- YOUR OBJECTIVE: Exclude the pictures, then repeat the remaining data exactly.

»»

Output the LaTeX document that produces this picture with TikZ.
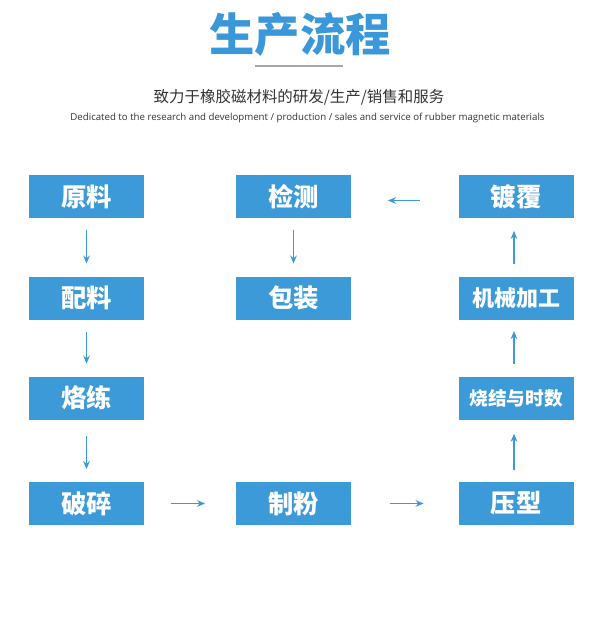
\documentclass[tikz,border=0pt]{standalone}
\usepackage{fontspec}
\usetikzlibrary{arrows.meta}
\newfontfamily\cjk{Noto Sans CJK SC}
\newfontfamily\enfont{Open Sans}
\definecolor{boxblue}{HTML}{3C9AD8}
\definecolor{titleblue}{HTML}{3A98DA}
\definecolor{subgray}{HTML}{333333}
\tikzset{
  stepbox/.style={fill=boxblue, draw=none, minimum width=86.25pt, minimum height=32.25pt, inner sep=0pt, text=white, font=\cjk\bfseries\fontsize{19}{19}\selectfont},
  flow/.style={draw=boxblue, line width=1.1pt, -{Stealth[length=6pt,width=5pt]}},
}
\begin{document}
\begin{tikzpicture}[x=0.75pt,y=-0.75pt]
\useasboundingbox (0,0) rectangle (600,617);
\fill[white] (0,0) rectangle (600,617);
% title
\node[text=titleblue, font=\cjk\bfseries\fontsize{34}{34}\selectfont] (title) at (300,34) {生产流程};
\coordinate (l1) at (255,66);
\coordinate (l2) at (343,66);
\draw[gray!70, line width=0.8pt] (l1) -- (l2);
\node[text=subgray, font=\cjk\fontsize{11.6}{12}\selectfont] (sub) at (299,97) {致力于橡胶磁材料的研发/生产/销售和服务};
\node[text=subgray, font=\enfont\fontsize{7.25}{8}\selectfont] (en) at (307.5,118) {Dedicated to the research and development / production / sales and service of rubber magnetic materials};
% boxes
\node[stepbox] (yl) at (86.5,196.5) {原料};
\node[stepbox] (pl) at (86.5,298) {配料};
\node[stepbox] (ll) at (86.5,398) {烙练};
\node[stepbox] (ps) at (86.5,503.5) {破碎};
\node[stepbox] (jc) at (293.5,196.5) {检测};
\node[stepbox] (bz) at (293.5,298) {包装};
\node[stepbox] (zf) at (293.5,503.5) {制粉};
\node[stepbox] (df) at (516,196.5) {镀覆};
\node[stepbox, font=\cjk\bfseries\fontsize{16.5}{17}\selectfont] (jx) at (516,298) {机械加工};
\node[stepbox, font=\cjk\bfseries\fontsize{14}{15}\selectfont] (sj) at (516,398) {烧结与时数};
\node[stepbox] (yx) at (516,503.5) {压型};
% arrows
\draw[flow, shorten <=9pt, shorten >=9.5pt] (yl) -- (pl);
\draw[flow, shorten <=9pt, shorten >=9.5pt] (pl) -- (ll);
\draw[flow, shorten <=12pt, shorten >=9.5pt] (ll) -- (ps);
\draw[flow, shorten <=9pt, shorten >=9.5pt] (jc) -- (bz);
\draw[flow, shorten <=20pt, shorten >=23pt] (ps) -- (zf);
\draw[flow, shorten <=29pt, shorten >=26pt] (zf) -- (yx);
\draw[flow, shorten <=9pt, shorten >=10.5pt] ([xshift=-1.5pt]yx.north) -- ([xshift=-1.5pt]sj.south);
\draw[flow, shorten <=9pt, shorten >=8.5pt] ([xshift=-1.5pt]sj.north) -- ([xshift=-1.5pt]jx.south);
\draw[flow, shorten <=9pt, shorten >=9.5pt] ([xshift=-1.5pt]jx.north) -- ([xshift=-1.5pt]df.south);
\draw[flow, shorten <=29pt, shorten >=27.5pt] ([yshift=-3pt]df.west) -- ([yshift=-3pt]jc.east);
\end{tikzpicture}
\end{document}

««

- OUTPUT FOR THIS EXERCISE:
Output the LaTeX document that produces this picture with TikZ.
\documentclass[tikz,border=0pt]{standalone}
\usepackage{fontspec}
\usetikzlibrary{arrows.meta}
\newfontfamily\cjk{Noto Sans CJK SC}
\newfontfamily\enfont{Open Sans}
\definecolor{boxblue}{HTML}{3C9AD8}
\definecolor{titleblue}{HTML}{3A98DA}
\definecolor{subgray}{HTML}{333333}
\tikzset{
  stepbox/.style={fill=boxblue, draw=none, minimum width=86.25pt, minimum height=32.25pt, inner sep=0pt, text=white, font=\cjk\bfseries\fontsize{19}{19}\selectfont},
  flow/.style={draw=boxblue, line width=1.1pt, -{Stealth[length=6pt,width=5pt]}},
}
\begin{document}
\begin{tikzpicture}[x=0.75pt,y=-0.75pt]
\useasboundingbox (0,0) rectangle (600,617);
\fill[white] (0,0) rectangle (600,617);
% title
\node[text=titleblue, font=\cjk\bfseries\fontsize{34}{34}\selectfont] (title) at (300,34) {生产流程};
\coordinate (l1) at (255,66);
\coordinate (l2) at (343,66);
\draw[gray!70, line width=0.8pt] (l1) -- (l2);
\node[text=subgray, font=\cjk\fontsize{11.6}{12}\selectfont] (sub) at (299,97) {致力于橡胶磁材料的研发/生产/销售和服务};
\node[text=subgray, font=\enfont\fontsize{7.25}{8}\selectfont] (en) at (307.5,118) {Dedicated to the research and development / production / sales and service of rubber magnetic materials};
% boxes
\node[stepbox] (yl) at (86.5,196.5) {原料};
\node[stepbox] (pl) at (86.5,298) {配料};
\node[stepbox] (ll) at (86.5,398) {烙练};
\node[stepbox] (ps) at (86.5,503.5) {破碎};
\node[stepbox] (jc) at (293.5,196.5) {检测};
\node[stepbox] (bz) at (293.5,298) {包装};
\node[stepbox] (zf) at (293.5,503.5) {制粉};
\node[stepbox] (df) at (516,196.5) {镀覆};
\node[stepbox, font=\cjk\bfseries\fontsize{16.5}{17}\selectfont] (jx) at (516,298) {机械加工};
\node[stepbox, font=\cjk\bfseries\fontsize{14}{15}\selectfont] (sj) at (516,398) {烧结与时数};
\node[stepbox] (yx) at (516,503.5) {压型};
% arrows
\draw[flow, shorten <=9pt, shorten >=9.5pt] (yl) -- (pl);
\draw[flow, shorten <=9pt, shorten >=9.5pt] (pl) -- (ll);
\draw[flow, shorten <=12pt, shorten >=9.5pt] (ll) -- (ps);
\draw[flow, shorten <=9pt, shorten >=9.5pt] (jc) -- (bz);
\draw[flow, shorten <=20pt, shorten >=23pt] (ps) -- (zf);
\draw[flow, shorten <=29pt, shorten >=26pt] (zf) -- (yx);
\draw[flow, shorten <=9pt, shorten >=10.5pt] ([xshift=-1.5pt]yx.north) -- ([xshift=-1.5pt]sj.south);
\draw[flow, shorten <=9pt, shorten >=8.5pt] ([xshift=-1.5pt]sj.north) -- ([xshift=-1.5pt]jx.south);
\draw[flow, shorten <=9pt, shorten >=9.5pt] ([xshift=-1.5pt]jx.north) -- ([xshift=-1.5pt]df.south);
\draw[flow, shorten <=29pt, shorten >=27.5pt] ([yshift=-3pt]df.west) -- ([yshift=-3pt]jc.east);
\end{tikzpicture}
\end{document}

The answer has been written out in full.